Commitment to developing staff can be demonstrated through training schemes, internal and external development, empowering staff where they are involved in decision-making, visiting clients to find out first-hand what their real needs are. This allows people to develop for their own good and for the good of the firm/organisation.
Marketing strategies, which aim to motivate staff internally, result in higher levels of productivity, loyalty and commitment to the employer. This could be introduced through quality initiatives, client care programmes, essentially examining ways of pulling together business development and people development. The latter should play an integral role, not an additional role to business operations. This commitment to development has to come from the top, and is generally the role of partners and HR professionals, who also need to be supported.

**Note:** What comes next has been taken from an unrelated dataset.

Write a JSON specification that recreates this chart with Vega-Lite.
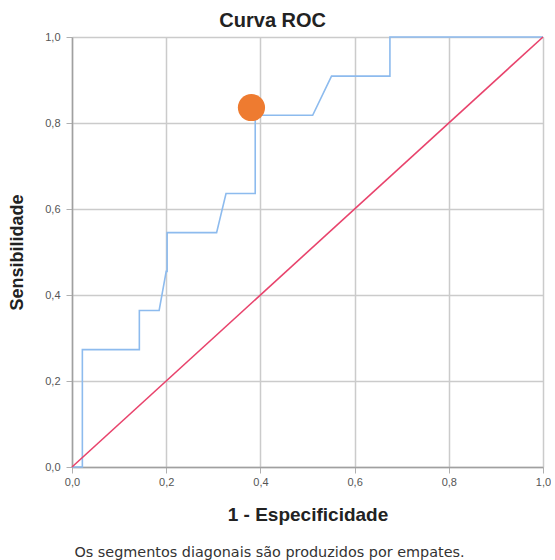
{
  "$schema": "https://vega.github.io/schema/vega-lite/v6.json",
  "padding": {"left": 8, "top": 11, "right": 0, "bottom": 0},
  "background": "white",
  "title": {"text": "Curva ROC", "font": "Liberation Sans", "fontSize": 20, "fontWeight": "bold", "color": "#222222", "anchor": "middle", "dx": -7, "offset": 0},
  "config": {
    "view": {"stroke": null},
    "axis": {
      "labelFont": "Liberation Sans", "labelFontSize": 11, "labelColor": "#555555",
      "titleFont": "Liberation Sans", "titleFontWeight": "bold", "titleColor": "#222222",
      "gridColor": "#CBCBCB", "gridWidth": 1.5, "domainColor": "#A0A0A0", "domainWidth": 1.5,
      "tickColor": "#B0B0B0", "tickSize": 6, "tickWidth": 1, "labelFlush": false
    }
  },
  "vconcat": [
    {
      "width": 471,
      "height": 430,
      "title": {"text": "Os segmentos diagonais são produzidos por empates.", "orient": "bottom", "font": "DejaVu Sans", "fontSize": 14.4, "fontWeight": "normal", "color": "#333333", "anchor": "middle", "frame": "group", "dx": -38, "offset": 22},
      "layer": [
        {
          "data": {"values": [
            {"i": 0, "fpr": 0.0, "tpr": 0.0},
            {"i": 1, "fpr": 0.022, "tpr": 0.0},
            {"i": 2, "fpr": 0.022, "tpr": 0.273},
            {"i": 3, "fpr": 0.143, "tpr": 0.273},
            {"i": 4, "fpr": 0.143, "tpr": 0.364},
            {"i": 5, "fpr": 0.185, "tpr": 0.364},
            {"i": 6, "fpr": 0.2, "tpr": 0.455},
            {"i": 7, "fpr": 0.202, "tpr": 0.455},
            {"i": 8, "fpr": 0.202, "tpr": 0.545},
            {"i": 9, "fpr": 0.307, "tpr": 0.545},
            {"i": 10, "fpr": 0.327, "tpr": 0.636},
            {"i": 11, "fpr": 0.389, "tpr": 0.636},
            {"i": 12, "fpr": 0.389, "tpr": 0.818},
            {"i": 13, "fpr": 0.511, "tpr": 0.818},
            {"i": 14, "fpr": 0.551, "tpr": 0.909},
            {"i": 15, "fpr": 0.675, "tpr": 0.909},
            {"i": 16, "fpr": 0.675, "tpr": 1.0},
            {"i": 17, "fpr": 1.0, "tpr": 1.0}
          ]},
          "mark": {"type": "line", "color": "#8DBBEE", "strokeWidth": 1.6},
          "encoding": {
            "x": {"field": "fpr", "type": "quantitative", "scale": {"domain": [0, 1], "nice": false},
              "axis": {"title": "1 - Especificidade", "titleFontSize": 19, "values": [0, 0.2, 0.4, 0.6, 0.8, 1], "labelExpr": "replace(format(datum.value, '.1f'), '.', ',')", "labelPadding": 3, "titlePadding": 18}},
            "y": {"field": "tpr", "type": "quantitative", "scale": {"domain": [0, 1], "nice": false},
              "axis": {"title": "Sensibilidade", "titleFontSize": 18, "values": [0, 0.2, 0.4, 0.6, 0.8, 1], "labelExpr": "replace(format(datum.value, '.1f'), '.', ',')", "labelPadding": 6, "titlePadding": 18}},
            "order": {"field": "i", "type": "quantitative"}
          }
        },
        {
          "data": {"values": [{"i": 0, "fpr": 0, "tpr": 0}, {"i": 1, "fpr": 1, "tpr": 1}]},
          "mark": {"type": "line", "color": "#E8436C", "strokeWidth": 1.6},
          "encoding": {
            "x": {"field": "fpr", "type": "quantitative"},
            "y": {"field": "tpr", "type": "quantitative"},
            "order": {"field": "i", "type": "quantitative"}
          }
        },
        {
          "data": {"values": [{"fpr": 0.381, "tpr": 0.836}]},
          "mark": {"type": "point", "filled": true, "color": "#EE7B30", "opacity": 1, "size": 740},
          "encoding": {
            "x": {"field": "fpr", "type": "quantitative"},
            "y": {"field": "tpr", "type": "quantitative"}
          }
        }
      ]
    }
  ]
}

3 key areas which emphasise why People Development plays a pivotal role in Business Development
Investment in training does represent a cost to the company in the short term, which, if implemented correctly will be recouped in the medium to long term. However, while firms/organisations are increasingly investing in formal training courses, there is little investment in development overall. The result is firms/organisations paying lip service to training, without real investment in people development.

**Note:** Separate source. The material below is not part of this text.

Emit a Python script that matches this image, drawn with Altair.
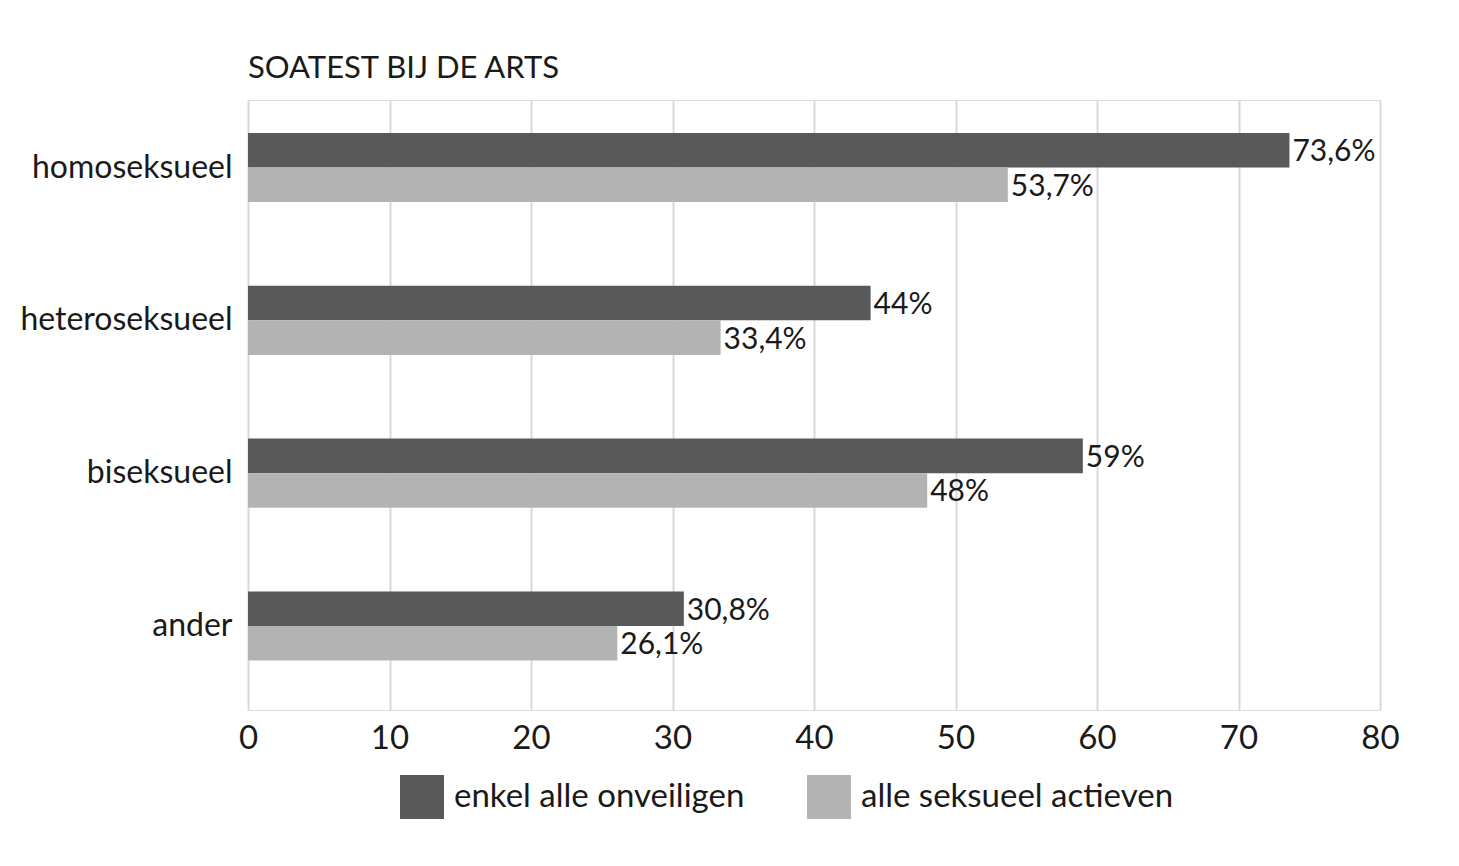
import altair as alt
import pandas as pd

categories = ["homoseksueel", "heteroseksueel", "biseksueel", "ander"]
series_names = ["enkel alle onveiligen", "alle seksueel actieven"]
onveilig = [73.6, 44, 59, 30.8]
actief = [53.7, 33.4, 48, 26.1]
colors = ["#595959", "#b3b3b3"]
x_ticks = [0, 10, 20, 30, 40, 50, 60, 70, 80]


def fmt(v):
    s = ("%g" % v).replace(".", ",")
    return s + "%"


rows = []
for c, a, b in zip(categories, onveilig, actief):
    rows.append({"cat": c, "serie": series_names[0], "val": a, "lab": fmt(a)})
    rows.append({"cat": c, "serie": series_names[1], "val": b, "lab": fmt(b)})
df = pd.DataFrame(rows)

FONT = "Lato"
TXT = "#1a1a1a"

y_enc = alt.Y(
    "cat:N",
    sort=categories,
    title=None,
    scale=alt.Scale(paddingInner=0.548, paddingOuter=0.27, align=0.4),
    axis=alt.Axis(domain=False, ticks=False, grid=False, labelPadding=16,
                  labelFontSize=32, labelFont=FONT, labelColor=TXT, labelLimit=400),
)
yoff = alt.YOffset("serie:N", sort=series_names,
                   scale=alt.Scale(paddingInner=0, paddingOuter=0))
x_enc = alt.X(
    "val:Q",
    title=None,
    scale=alt.Scale(domain=[0, 80], nice=False, zero=True),
    axis=alt.Axis(values=x_ticks, domain=False, ticks=False, grid=True,
                  gridColor="#d9d9d9", gridWidth=2, labelPadding=12,
                  labelFontSize=33, labelFont=FONT, labelColor=TXT,
                  labelFlush=False),
)

bars = alt.Chart(df).mark_bar().encode(
    y=y_enc,
    yOffset=yoff,
    x=x_enc,
    color=alt.Color(
        "serie:N",
        sort=series_names,
        scale=alt.Scale(domain=series_names, range=colors),
        legend=alt.Legend(
            title=None, orient="none", legendX=152, legendY=675,
            direction="horizontal", symbolType="square", symbolSize=1936,
            symbolStrokeWidth=0, labelFontSize=33, labelFont=FONT,
            labelColor=TXT, labelOffset=10, columnPadding=62,
            labelLimit=500,
        ),
    ),
)

labels = alt.Chart(df).mark_text(
    align="left", baseline="middle", dx=3, dy=2, fontSize=30, font=FONT, color=TXT
).encode(
    y=alt.Y("cat:N", sort=categories),
    yOffset=alt.YOffset("serie:N", sort=series_names),
    x="val:Q",
    text="lab:N",
)

chart = (
    alt.layer(bars, labels)
    .properties(
        width=1132,
        height=610,
        autosize=alt.AutoSizeParams(type="none"),
        padding={"left": 248, "top": 100, "right": 79, "bottom": 156},
        title=alt.TitleParams(
            "SOATEST BIJ DE ARTS", anchor="start", frame="group", fontSize=31,
            fontWeight="normal", font=FONT, color=TXT, offset=15,
        ),
    )
    .configure_view(stroke="#d9d9d9", strokeWidth=2)
    .configure(background="white")
)

chart.save("out.html", embed_options={"renderer": "svg", "actions": False})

As the speed of employee turnover increases and recruitment costs rise, firms/organisations should think strategically how to keep people instead of throwing money at them. Employers have to assess the following: Firstly, identify the staff likely to move on – these will be younger, better-qualified people with shorter service, marketable skills, few responsibilities and low morale. Secondly, employers have to assess the consequences of a member of staff departing – will this jeapordise important projects? Others leaving may not have such far-reaching implications. Linked to this is the issue of where to find the additional resources, which are necessary to retain staff.
People management needs to analyse employees’ attitudes towards authority, discipline, and their general attitude towards management. This allows an examination of ‘management personality’ and its ‘compatibility with the employees’. The employees’ approach to management should be generally positive. Employees will stay within a supportive working environment, where people are managed in a way that is open, participative and allows them to grow as individuals. The dangling of a carrot will be an immediate temptation, however research shows that it is the cerebral rather than the financial rewards that keep most professionals at work.
While careful screening is important at the recruitment stage, a dedicated focus on improving effectiveness and communications, on an ongoing basis will ensure that business needs are met in a positive working environment. Risk analysis should be incorporated at the recruitment stages as well as the employee exit stages, and necessarily becomes part of the more holistic approach to business development.